This weekend I’ll be heading to Chicago to attend UNITY, a convention that’s held every four years for minority journalists. Members of the National Association of Black Journalists, National Association of Asian Journalists, the National Association of Hispanic Journalists and the National Association of Native American Journalists and others gather at the convention to network and attend diversity-related workshops.
I’ll be live blogging for Poynter Online during the Diversity in the Digital Age workshop that Poynter is putting on Tuesday, July 22, and Wednesday, July 23. I’ve written Q&As with two of the participants (there are about 40 altogether).

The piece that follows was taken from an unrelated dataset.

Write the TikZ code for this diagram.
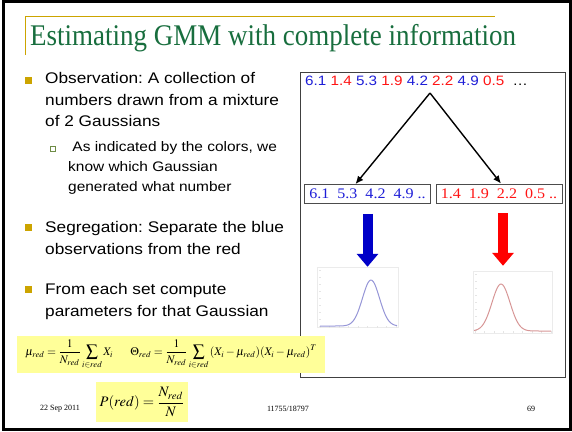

You can read a Q&A with Odette Keeley of New America Media here and a Q&A with The Maynard Institute’s Richard Prince here to familiarize yourself with the work they do.
I live blogged during the Nieman narrative journalism conference in March, though my “live blogging” consisted of me writing a blog post quickly and then publishing it immediately after the workshops I was covering had ended. This time, I’ll be using Cover It Live, which, like Twitter, posts your updates automatically. I plan to Twitter from the workshop as well, but I like the idea of being able to post longer updates that aren’t restricted to 140 characters. I’ve experimented with Tumblr and have read and written about Odeo, Qik, Seero and other tools but haven’t actually used them.
What other live blogging tools would you recommend I use?
If you’ve used Cover It Live, what did you like/not like about it?